This is the first post in a new series based on anonymous questions we have received at Build Your Marriage conferences across the United States. Some details may be modified to protect the identities of individuals.
Question: “How do you keep your feelings out of forgiving someone? Do you believe that some sin is too great to forgive?”
The topic of forgiveness is one of the most searched for subjects on the Build Your Marriage website. Why? We believe one of the reasons is because spouses genuinely want to know how to forgive the unthinkable or repeatable offenses that have been committed. In addition, some spouses struggle with how to ask for forgiveness when they are the perpetrator of the pain.
In the Gospel of Matthew, Peter came up to Jesus and asked, ““Lord, how often will my brother sin against me, and I forgive him? As many as seven times?” In their culture, the rabbis of the day taught that you only had to forgive someone three times. If you did that, God would be satisfied and you no longer had to extend forgiveness, according to the rabbinical teaching. Peter, however, thought he was being magnanimous to suggest as many as seven times.
But Jesus replied saying, ““I do not say to you seven times, but seventy-seven times” (Matthew 18:21-22). In other words, there is no limit to the number of times you extend forgiveness—and that includes toward your spouse.
So how does this play out in marriage? Do our feelings matter? Are some sins so great we can choose to withhold forgiveness from our spouse?
1. Your feelings DO matter
We don’t believe that you can or should keep your feelings out of forgiving someone. Forgiveness is a choice to engage with God’s love and grace in the midst of the pain you are experiencing. If you were hurt, you can’t deny the pain that has been created. When you forgive someone out of the depth of your hurt you’re freeing your own heart from roots of bitterness, resentment, and anger.
2. Your WILL matters more than your feelings
Don’t wait until you “feel” like forgiving your spouse. Those feelings may or may not ever come. Forgiveness is a choice, it is an act of the will. You are making a choice not to hold that sin or wrongdoing against your spouse. The choice to forgive always supersedes how you feel about forgiving.

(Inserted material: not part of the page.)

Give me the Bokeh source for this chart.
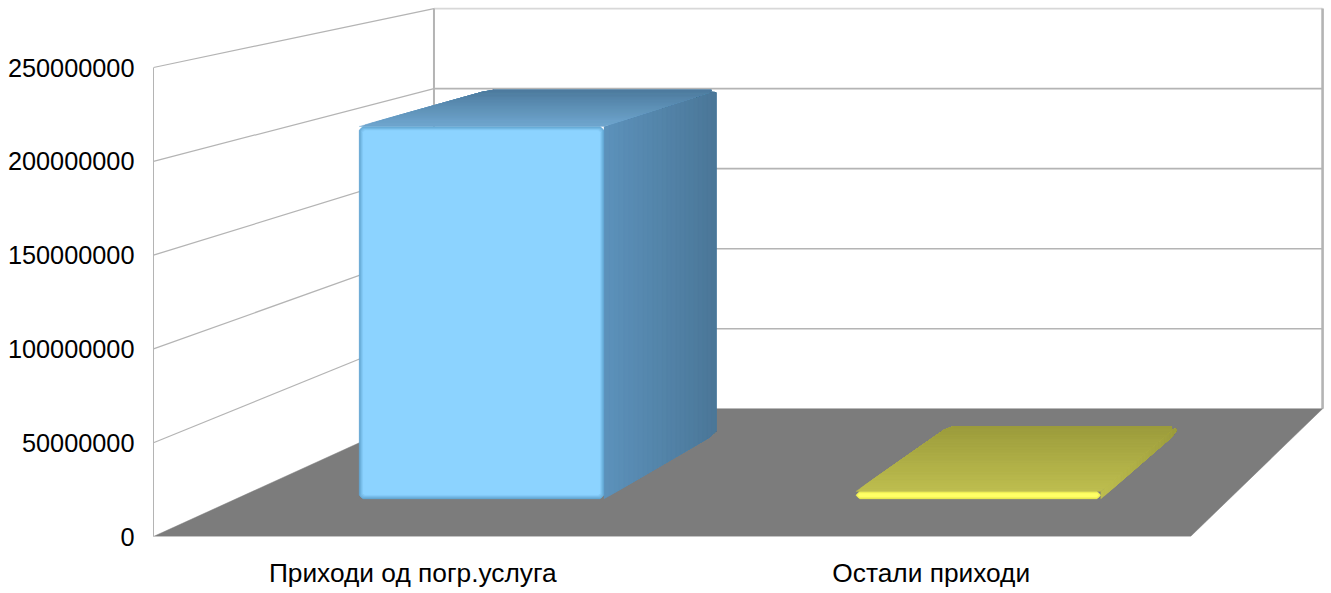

3. Your forgiveness mirrors Jesus
As a man or woman who is a follower of Christ, you carry the responsibility to reflect Christ to your spouse. This includes the way you show forgiveness. The Apostle Paul wrote that we are to be “forgiving one another, as God in Christ forgave you” (Ephesians 4:32). We would encourage you to think about how much forgiveness you have received from Jesus. Use that as your standard toward your spouse.
There is only one unforgivable sin and that is blasphemy against the Holy Spirit (Matthew 12:31-32). Therefore, there is no sin in marriage that is too great to forgive. Once you start categorizing sins as forgivable or unforgivable, you create opportunities for Satan to plant division and contempt into your heart toward your spouse.
4. Boundaries and consequences have their place
Forgiveness does not always mean things continue as normal. Sometimes boundaries are necessary to ensure the offense is less likely to occur in the future.
Sin also has consequences. Trust has to be rebuilt when there is infidelity. In cases of serial or unrepentant infidelity the consequences may be more severe. Separation under the guidance of a Christian counselor may be needed in situations of abuse. Addictive behaviors require a commitment to counseling and accountability.
Practicing forgiveness in marriage—or any relationship—can be painful and hard. It is also rewarding and cleansing. Make every effort to forgive your spouse quickly and completely and you will honor Jesus as you build your marriage.